▸ **Task to complete**
Take the lines from the top down to and including the one with "from matplotlib.legend_handler import" and repeat them exactly. Omit images.

* * * * *

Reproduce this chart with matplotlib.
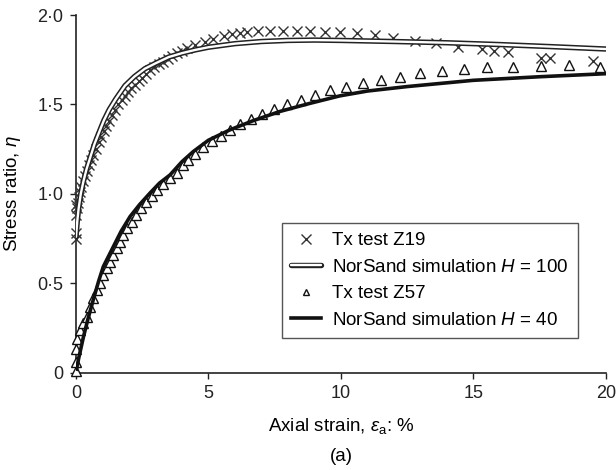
import matplotlib
matplotlib.use("Agg")
import matplotlib.pyplot as plt
from matplotlib.lines import Line2D
from matplotlib.legend_handler import HandlerTuple

plt.rcParams['font.family'] = ['Liberation Sans', 'DejaVu Sans']
plt.rcParams['mathtext.fontset'] = 'custom'
plt.rcParams['mathtext.rm'] = 'Liberation Sans'
plt.rcParams['mathtext.it'] = 'Liberation Sans:italic'

# Tx test Z19 (crosses)
z19_x = [0, 0, 0, 0, 0.03, 0.06, 0.1, 0.15, 0.2, 0.26, 0.33, 0.4, 0.48, 0.56,
         0.65, 0.75, 0.85, 0.95, 1.05, 1.15, 1.26, 1.37, 1.48, 1.6, 1.72, 1.84,
         1.96, 2.09, 2.22, 2.36, 2.5, 2.65, 2.8, 2.96, 3.12, 3.29, 3.46, 3.64,
         3.82, 4.0, 4.18, 4.49, 4.87, 5.19, 5.57, 5.88, 6.19, 6.44, 6.88, 7.32,
         7.82, 8.33, 8.83, 9.40, 9.96, 10.59, 11.28, 11.97, 12.79, 13.58, 14.43,
         15.31, 15.77, 16.31, 17.57, 17.89, 19.5]
z19_eta = [0.75, 0.78, 0.88, 0.94, 0.92, 0.95, 0.98, 1.01, 1.04, 1.07, 1.1, 1.13,
           1.16, 1.19, 1.22, 1.25, 1.29, 1.32, 1.35, 1.38, 1.41, 1.44, 1.47, 1.50,
           1.525, 1.55, 1.57, 1.59, 1.61, 1.63, 1.65, 1.67, 1.69, 1.71, 1.725,
           1.74, 1.755, 1.77, 1.785, 1.80, 1.815, 1.834, 1.852, 1.865, 1.884,
           1.893, 1.898, 1.905, 1.908, 1.908, 1.908, 1.908, 1.908, 1.906, 1.905,
           1.899, 1.886, 1.871, 1.856, 1.843, 1.824, 1.81, 1.80, 1.793, 1.759,
           1.759, 1.744]

# NorSand simulation H = 100
h100_x = [0, 0.05, 0.1, 0.18, 0.28, 0.4, 0.55, 0.7, 0.86, 1.05, 1.25, 1.5, 1.85,
          2.2, 2.6, 3.0, 3.5, 4.0, 4.5, 5, 6, 7, 8, 9, 10, 12, 14, 16, 18, 20]
h100_eta = [0.76, 0.85, 0.92, 1.0, 1.07, 1.14, 1.21, 1.28, 1.34, 1.41, 1.47,
            1.53, 1.605, 1.655, 1.70, 1.73, 1.765, 1.787, 1.805, 1.82, 1.84,
            1.852, 1.858, 1.86, 1.858, 1.852, 1.845, 1.835, 1.823, 1.81]

# Tx test Z57 (triangles)
z57_x = [0, 0, 0, 0.05, 0.15, 0.28, 0.4, 0.53, 0.65, 0.78, 0.91, 1.03, 1.16,
         1.28, 1.41, 1.53, 1.66, 1.79, 1.94, 2.1, 2.26, 2.44, 2.64, 2.86, 3.07,
         3.3, 3.55, 3.8, 4.05, 4.24, 4.49, 4.80, 5.12, 5.46, 5.81, 6.19, 6.60,
         7.03, 7.48, 7.95, 8.48, 9.02, 9.58, 10.19, 10.84, 11.5, 12.23, 12.98,
         13.8, 14.64, 15.5, 16.5, 17.54, 18.62, 19.8]
z57_eta = [0.01, 0.06, 0.13, 0.19, 0.24, 0.276, 0.313, 0.37, 0.416, 0.463, 0.5,
           0.547, 0.584, 0.621, 0.659, 0.696, 0.733, 0.77, 0.808, 0.845, 0.882,
           0.92, 0.957, 0.99, 1.022, 1.054, 1.088, 1.116, 1.16, 1.19, 1.225,
           1.261, 1.293, 1.326, 1.358, 1.39, 1.42, 1.448, 1.476, 1.504, 1.526,
           1.554, 1.58, 1.597, 1.619, 1.638, 1.656, 1.675, 1.688, 1.698, 1.707,
           1.712, 1.716, 1.718, 1.712]

# NorSand simulation H = 40
h40_x = [0.02, 0.1, 0.28, 0.45, 0.65, 0.85, 1.03, 1.41, 1.7, 2.04, 2.4, 2.79,
         3.15, 3.55, 4.0, 4.43, 5.0, 5.81, 6.7, 7.7, 8.8, 9.96, 11, 12.5, 15,
         17.5, 20]
h40_eta = [0.02, 0.08, 0.2, 0.3, 0.407, 0.51, 0.593, 0.705, 0.79, 0.873, 0.94,
           1.004, 1.06, 1.106, 1.18, 1.237, 1.30, 1.358, 1.41, 1.461, 1.505,
           1.548, 1.575, 1.60, 1.635, 1.655, 1.672]

xticks = [0, 5, 10, 15, 20]
yticks = [0, 0.5, 1.0, 1.5, 2.0]
ytick_labels = ['0', '0·5', '1·0', '1·5', '2·0']

fig = plt.figure(figsize=(6.16, 4.70), dpi=100)
ax = fig.add_axes([0.1234, 0.207, 0.860, 0.761])

ax.plot(z19_x, z19_eta, linestyle='none', marker='x', markersize=7,
        markeredgewidth=1.0, color='#333333', clip_on=False, zorder=3)
ax.plot(h100_x, h100_eta, color='#222222', linewidth=3.9,
        solid_capstyle='round', zorder=4)
ax.plot(h100_x, h100_eta, color='white', linewidth=1.7,
        solid_capstyle='round', zorder=5)
ax.plot(z57_x, z57_eta, linestyle='none', marker='^', markersize=6.5,
        markerfacecolor='white', markeredgecolor='#111111',
        markeredgewidth=1.0, clip_on=False, zorder=3)
ax.plot(h40_x, h40_eta, color='#111111', linewidth=2.6, zorder=4)

ax.set_xlim(0, 20)
ax.set_ylim(0, 2.0)
ax.set_xticks(xticks)
ax.set_yticks(yticks)
ax.set_yticklabels(ytick_labels)
ax.tick_params(direction='out', length=4, width=1, labelsize=13, pad=5,
               colors='#222222')
ax.spines['top'].set_visible(False)
ax.spines['right'].set_visible(False)
for s in ['left', 'bottom']:
    ax.spines[s].set_linewidth(1.2)
    ax.spines[s].set_color('#222222')

ax.set_ylabel(r'Stress ratio, $\it{\eta}$', fontsize=13.5)
ax.set_xlabel(r'Axial strain, $\varepsilon_\mathrm{a}$: %', fontsize=13.5)
ax.yaxis.set_label_coords(-0.100, 0.5)
ax.xaxis.set_label_coords(0.5, -0.122)
fig.text(0.554, 0.028, '(a)', fontsize=13.5, ha='center', va='center')

h_z19 = Line2D([], [], linestyle='none', marker='x', markersize=7,
               markeredgewidth=1.0, color='#333333')
h_100 = (Line2D([], [], color='#222222', linewidth=3.9, solid_capstyle='round'),
         Line2D([], [], color='white', linewidth=1.7, solid_capstyle='round'))
h_z57 = Line2D([], [], linestyle='none', marker='^', markersize=4.5,
               markerfacecolor='white', markeredgecolor='#111111',
               markeredgewidth=1.0)
h_40 = Line2D([], [], color='#111111', linewidth=2.6)
leg = ax.legend([h_z19, h_100, h_z57, h_40],
                ['Tx test Z19', r'NorSand simulation $\it{H}$ = 100',
                 'Tx test Z57', r'NorSand simulation $\it{H}$ = 40'],
                handler_map={tuple: HandlerTuple(ndivide=1)},
                loc='lower left', bbox_to_anchor=(0.389, 0.097),
                borderaxespad=0, fontsize=13.5, fancybox=False, framealpha=1,
                edgecolor='#555555', handlelength=1.6, handletextpad=0.55,
                labelspacing=0.5, borderpad=0.5)
leg.get_frame().set_linewidth(1.0)

fig.savefig('out.png', dpi=100)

* * * * *

▸ **Response for this exercise**
Reproduce this chart with matplotlib.
import matplotlib
matplotlib.use("Agg")
import matplotlib.pyplot as plt
from matplotlib.lines import Line2D
from matplotlib.legend_handler import HandlerTuple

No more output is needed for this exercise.